** START OF MATERIAL **
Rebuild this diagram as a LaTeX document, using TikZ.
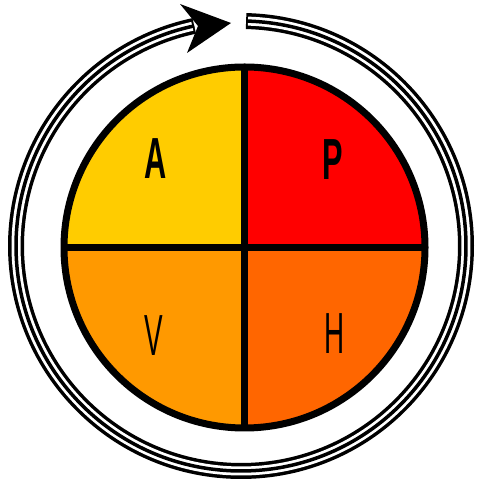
\documentclass[tikz,border=0pt]{standalone}
\usepackage{fontspec}
\setmainfont{Liberation Sans}
\definecolor{qA}{RGB}{255,204,0}
\definecolor{qP}{RGB}{255,0,0}
\definecolor{qV}{RGB}{255,153,0}
\definecolor{qH}{RGB}{255,102,0}
\tikzset{
  boldlbl/.style={inner sep=0pt,font=\fontsize{58}{58}\selectfont\bfseries},
  thinlbl/.style={inner sep=0pt,font=\fontsize{58}{58}\selectfont},
  rim/.style={line width=7pt,draw=black}
}
\begin{document}
\begin{tikzpicture}[x=1pt,y=1pt]
\useasboundingbox (0,0) rectangle (476,486);
\coordinate (c) at (244.5,238.5);
\def\R{180.5}
% quadrants
\fill[qA] (c) -- ++(90:\R) arc[start angle=90,end angle=180,radius=\R] -- cycle;
\fill[qP] (c) -- ++(0:\R) arc[start angle=0,end angle=90,radius=\R] -- cycle;
\fill[qV] (c) -- ++(180:\R) arc[start angle=180,end angle=270,radius=\R] -- cycle;
\fill[qH] (c) -- ++(270:\R) arc[start angle=270,end angle=360,radius=\R] -- cycle;
\draw[rim] (c) ++(0,\R) -- ++(0,-2*\R);
\draw[rim] (c) ++(-\R,0) -- ++(2*\R,0);
\draw[rim] (c) circle[radius=\R];
% labels
\node[boldlbl] (a) at (155.5,327.5) {\scalebox{0.53}[1]{A}};
\node[boldlbl] (p) at (333,326) {\scalebox{0.53}[1]{P}};
\node[thinlbl] (v) at (153.5,150.5) {\scalebox{0.48}[1]{V}};
\node[thinlbl] (h) at (335,152) {\scalebox{0.48}[1]{H}};
% triple ring
\coordinate (o) at (241,240);
\def\RR{225}
\draw[line width=16pt,black] (o) ++(88.7:\RR) arc[start angle=88.7,end angle=-258,radius=\RR];
\draw[line width=9pt,white] (o) ++(88.2:\RR) arc[start angle=88.2,end angle=-257.5,radius=\RR];
\draw[line width=3.5pt,black] (o) ++(88.7:\RR) arc[start angle=88.7,end angle=-258,radius=\RR];
% arrowhead
\fill[black] (231,463) -- (180,482) -- (198,460) -- (187,433) -- cycle;
\end{tikzpicture}
\end{document}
** END OF MATERIAL **
Reproduce every line of the material precisely, omitting its pictures.

Rebuild this diagram as a LaTeX document, using TikZ.
\documentclass[tikz,border=0pt]{standalone}
\usepackage{fontspec}
\setmainfont{Liberation Sans}
\definecolor{qA}{RGB}{255,204,0}
\definecolor{qP}{RGB}{255,0,0}
\definecolor{qV}{RGB}{255,153,0}
\definecolor{qH}{RGB}{255,102,0}
\tikzset{
  boldlbl/.style={inner sep=0pt,font=\fontsize{58}{58}\selectfont\bfseries},
  thinlbl/.style={inner sep=0pt,font=\fontsize{58}{58}\selectfont},
  rim/.style={line width=7pt,draw=black}
}
\begin{document}
\begin{tikzpicture}[x=1pt,y=1pt]
\useasboundingbox (0,0) rectangle (476,486);
\coordinate (c) at (244.5,238.5);
\def\R{180.5}
% quadrants
\fill[qA] (c) -- ++(90:\R) arc[start angle=90,end angle=180,radius=\R] -- cycle;
\fill[qP] (c) -- ++(0:\R) arc[start angle=0,end angle=90,radius=\R] -- cycle;
\fill[qV] (c) -- ++(180:\R) arc[start angle=180,end angle=270,radius=\R] -- cycle;
\fill[qH] (c) -- ++(270:\R) arc[start angle=270,end angle=360,radius=\R] -- cycle;
\draw[rim] (c) ++(0,\R) -- ++(0,-2*\R);
\draw[rim] (c) ++(-\R,0) -- ++(2*\R,0);
\draw[rim] (c) circle[radius=\R];
% labels
\node[boldlbl] (a) at (155.5,327.5) {\scalebox{0.53}[1]{A}};
\node[boldlbl] (p) at (333,326) {\scalebox{0.53}[1]{P}};
\node[thinlbl] (v) at (153.5,150.5) {\scalebox{0.48}[1]{V}};
\node[thinlbl] (h) at (335,152) {\scalebox{0.48}[1]{H}};
% triple ring
\coordinate (o) at (241,240);
\def\RR{225}
\draw[line width=16pt,black] (o) ++(88.7:\RR) arc[start angle=88.7,end angle=-258,radius=\RR];
\draw[line width=9pt,white] (o) ++(88.2:\RR) arc[start angle=88.2,end angle=-257.5,radius=\RR];
\draw[line width=3.5pt,black] (o) ++(88.7:\RR) arc[start angle=88.7,end angle=-258,radius=\RR];
% arrowhead
\fill[black] (231,463) -- (180,482) -- (198,460) -- (187,433) -- cycle;
\end{tikzpicture}
\end{document}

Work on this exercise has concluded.